Robin Miller
18th Century French Royal Furniture
Summary
An intimate survey of exquisite French furniture from the 18th century, showcasing pieces made for French royalty, including Louis XV and Louis XVI, that also follows the transition of styles from opulent Baroque to curvaceous Rococo and finally to the restrained elegance of Neoclassical.
Robin Miller
Robin Miller is a dealer and consultant in fine antique furniture and decorative arts since 1989. In the 1980s, she attended Christie’s Fine Arts course where Patrick Bade was one of her tutors. She went on to work at Sotheby’s in New York. Robin also managed her family’s architectural woodworking company, William Somerville, Inc., and antique furniture restoration company, D. Miller Restorers, Inc., until early 2020. She was an adjunct lecturer at both Parson’s School of Design and NYU School of Business and Professional Studies and has guest lectured at Christie’s Education.

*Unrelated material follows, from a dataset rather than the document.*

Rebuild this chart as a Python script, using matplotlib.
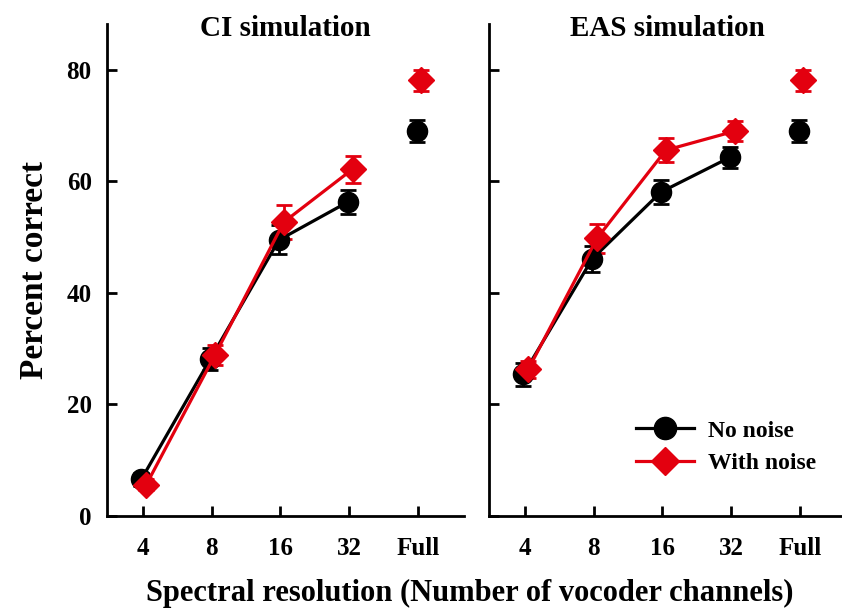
import numpy as np
import matplotlib
matplotlib.use("Agg")
import matplotlib.pyplot as plt
from matplotlib.lines import Line2D

plt.rcParams['font.family'] = ['Liberation Serif', 'DejaVu Serif']
plt.rcParams['font.weight'] = 'bold'

channels = ['4', '8', '16', '32', 'Full']
panels = ['CI simulation', 'EAS simulation']

ci_quiet = [6.6, 28.1, 49.5, 56.3, 69.0]
ci_quiet_err = [1.2, 2.0, 2.6, 2.2, 2.0]
ci_noise = [5.6, 28.9, 52.7, 62.2, 78.1]
ci_noise_err = [1.0, 1.8, 3.0, 2.4, 1.9]

eas_quiet = [25.4, 46.1, 58.1, 64.3, 69.0]
eas_quiet_err = [2.0, 2.3, 2.2, 1.9, 2.0]
eas_noise = [26.3, 49.8, 65.6, 69.0, 78.1]
eas_noise_err = [1.5, 2.6, 2.2, 1.8, 1.9]

red = '#e3000f'
x = np.arange(len(channels))

fig = plt.figure(figsize=(8.42, 6.08), dpi=100)
axes = [fig.add_axes([0.1271, 0.1513, 0.424, 0.809]),
        fig.add_axes([0.5808, 0.1513, 0.424, 0.809])]

data = [(ci_quiet, ci_quiet_err, ci_noise, ci_noise_err),
        (eas_quiet, eas_quiet_err, eas_noise, eas_noise_err)]

styles = [('black', 'o', -0.02, 14.5), (red, 'D', 0.05, 13)]

for ax, title, (q, qe, n, ne) in zip(axes, panels, data):
    # 4..32 joined by a line, Full plotted on its own
    for (col, mk, dx, ms), vals, errs in zip(styles, [q, n], [qe, ne]):
        ax.errorbar(x[:4] + dx, vals[:4], yerr=errs[:4], color=col, marker=mk,
                    ms=ms, lw=2.3, elinewidth=2, capsize=6, capthick=2)
        ax.errorbar(x[4:] + dx, vals[4:], yerr=errs[4:], color=col, marker=mk,
                    ms=ms, lw=0, elinewidth=2, capsize=6, capthick=2)
    ax.set_xlim(-0.52, 4.67)
    ax.set_ylim(0, 88.2)
    ax.set_xticks(x)
    ax.set_xticklabels(channels)
    ax.set_yticks([0, 20, 40, 60, 80])
    ax.spines['top'].set_visible(False)
    ax.spines['right'].set_visible(False)
    ax.spines['left'].set_linewidth(2)
    ax.spines['bottom'].set_linewidth(2)
    ax.tick_params(direction='in', length=7, width=2, labelsize=18)
    ax.tick_params(axis='x', pad=15)
    ax.tick_params(axis='y', pad=11)
    ax.text(0.5, 0.992, title, transform=ax.transAxes, ha='center', va='center',
            fontsize=21, fontweight='bold')

axes[1].set_yticklabels([])
axes[0].set_ylabel('Percent correct', fontsize=24, fontweight='bold', labelpad=12)
fig.text(0.558, 0.024, 'Spectral resolution (Number of vocoder channels)',
         ha='center', va='center', fontsize=22, fontweight='bold')

handles = [Line2D([], [], color='black', marker='o', ms=16, lw=2.3),
           Line2D([], [], color=red, marker='D', ms=14, lw=2.3)]
axes[1].legend(handles, ['No noise', 'With noise'], loc='upper left',
               bbox_to_anchor=(0.755, 0.309), bbox_transform=fig.transFigure,
               frameon=False, borderpad=0, borderaxespad=0, handlelength=2.45,
               handletextpad=0.6, labelspacing=0.45,
               prop={'size': 17, 'weight': 'bold'})

fig.savefig('out.png', dpi=100)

To become a cabinetmaker, it was years and years of arduous work, and you learnt it on the job. The only way you usually got in was to be the son of a cabinetmaker, or to come from that family.
In America it was very popular amongst Washington and Jefferson and the diplomats, and so a lot of it really came and was exported through the diplomatic trade. But then when you had the sales in the 1790s in Paris to sell off the royal furniture, that’s really when it left for England and the United States.